» **WHAT YOU ARE ASKED TO DO**
Find the lines with the string "chart" and return them.

» **MATERIAL PROVIDED**
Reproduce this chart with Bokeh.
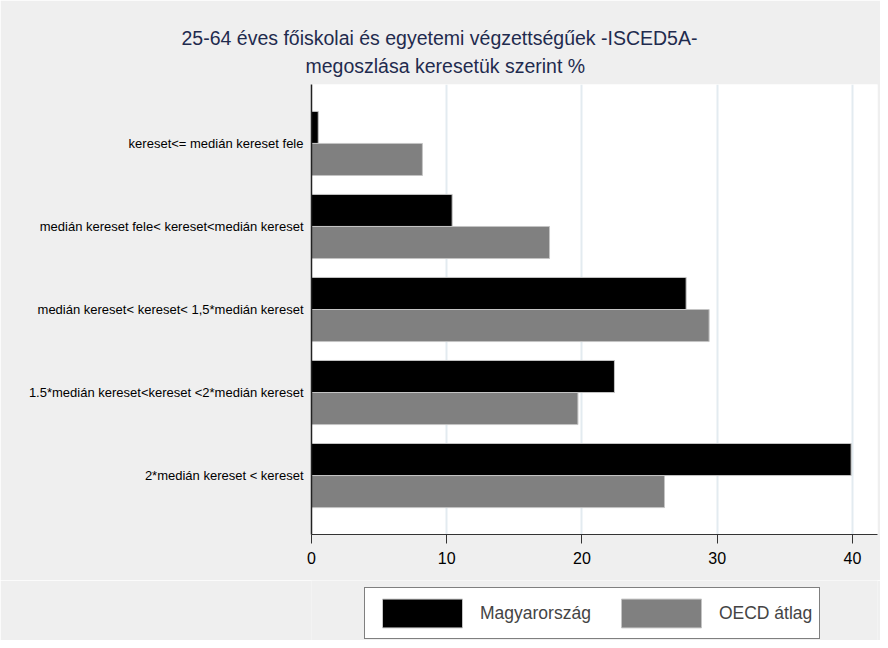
from bokeh.plotting import figure
from bokeh.layouts import column
from bokeh.models import (ColumnDataSource, FactorRange, Range1d, FixedTicker,
                          Legend, LegendItem, Title)
from bokeh.transform import dodge
from bokeh.embed import file_html
from bokeh.resources import INLINE

categories = [
    "kereset<= medián kereset fele",
    "medián kereset fele< kereset<medián kereset",
    "medián kereset< kereset< 1,5*medián kereset",
    "1.5*medián kereset<kereset <2*medián kereset",
    "2*medián kereset < kereset",
]
hungary = [0.5, 10.4, 27.7, 22.4, 39.9]
oecd = [8.2, 17.6, 29.4, 19.7, 26.1]
series_names = ["Magyarország", "OECD átlag"]
series_colors = ["#000000", "#808080"]
x_ticks = [0, 10, 20, 30, 40]
title_lines = ["25-64 éves főiskolai és egyetemi végzettségűek -ISCED5A-",
               "megoszlása keresetük szerint %"]

FONT = "Liberation Sans"
BG = "#efefef"
TITLE_COLOR = "#1f2b4e"
BAR_LINE = "#c4c4c4"

src = ColumnDataSource(dict(cat=categories, hu=hungary, oecd=oecd))

p = figure(
    y_range=FactorRange(factors=categories[::-1], range_padding=0.084),
    x_range=Range1d(0, 41.85),
    width=880, height=580,
    min_border_left=311, min_border_right=3,
    min_border_top=84, min_border_bottom=46,
    output_backend="svg", toolbar_location=None,
    background_fill_color="white", border_fill_color=BG,
    outline_line_color=None,
)

# second title line first: it sits closest to the plot
p.add_layout(Title(text=title_lines[1], align="left", text_font=FONT,
                   text_font_size="19.5px", text_font_style="normal",
                   text_color=TITLE_COLOR, offset=-6, standoff=15), "above")
p.add_layout(Title(text=title_lines[0], align="left", text_font=FONT,
                   text_font_size="19.5px", text_font_style="normal",
                   text_color=TITLE_COLOR, offset=-130, standoff=-7), "above")

p.hbar(y=dodge("cat", 0.193, range=p.y_range), right="hu", left=0,
       height=0.386, source=src, fill_color=series_colors[0],
       line_color=BAR_LINE, line_width=1)
p.hbar(y=dodge("cat", -0.193, range=p.y_range), right="oecd", left=0,
       height=0.386, source=src, fill_color=series_colors[1],
       line_color=BAR_LINE, line_width=1)

# axes
p.xaxis.ticker = FixedTicker(ticks=x_ticks)
p.xaxis.minor_tick_line_color = None
p.xaxis.major_tick_out = 9
p.xaxis.major_tick_in = 0
p.xaxis.major_tick_line_color = "#333333"
p.xaxis.axis_line_color = "#333333"
p.xaxis.major_label_text_font = FONT
p.xaxis.major_label_text_font_size = "16px"
p.xaxis.major_label_text_color = "#000000"
p.xaxis.major_label_standoff = 8

p.yaxis.major_tick_out = 0
p.yaxis.major_tick_in = 0
p.yaxis.minor_tick_line_color = None
p.yaxis.axis_line_color = "#222222"
p.yaxis.axis_line_width = 1.5
p.yaxis.major_label_text_font = FONT
p.yaxis.major_label_text_font_size = "13px"
p.yaxis.major_label_text_color = "#000000"
p.yaxis.major_label_standoff = 8

p.xgrid.ticker = FixedTicker(ticks=x_ticks[1:])
p.xgrid.grid_line_color = "#e3ebf0"
p.xgrid.grid_line_width = 2
p.ygrid.grid_line_color = None

# legend strip below the chart; swatch proxies sit outside its visible range
lf = figure(width=880, height=60, x_range=Range1d(0, 1), y_range=Range1d(0, 1),
            min_border=0, output_backend="svg", toolbar_location=None,
            x_axis_type=None, y_axis_type=None,
            background_fill_color=BG, border_fill_color=BG,
            outline_line_color=None)
lf.grid.grid_line_color = None
proxy_src = ColumnDataSource(dict(y=[-5], right=[-5]))
swatches = [lf.hbar(y="y", right="right", left=-6, height=0.5, source=proxy_src,
                    fill_color=c, line_color=BAR_LINE)
            for c in series_colors]
legend = Legend(
    items=[LegendItem(label=n, renderers=[r]) for n, r in zip(series_names, swatches)],
    orientation="horizontal", location=(53, 1),
    glyph_width=100, glyph_height=36, padding=7, spacing=20,
    label_standoff=8, margin=0,
    label_text_font=FONT, label_text_font_size="17.5px",
    border_line_color="#000000", border_line_width=1,
    background_fill_color="white", background_fill_alpha=1,
)
lf.add_layout(legend, "center")

layout = column(p, lf, spacing=0)
open("out.html", "w").write(file_html(layout, INLINE))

» **WRITTEN SOLUTION**
Reproduce this chart with Bokeh.
# legend strip below the chart; swatch proxies sit outside its visible range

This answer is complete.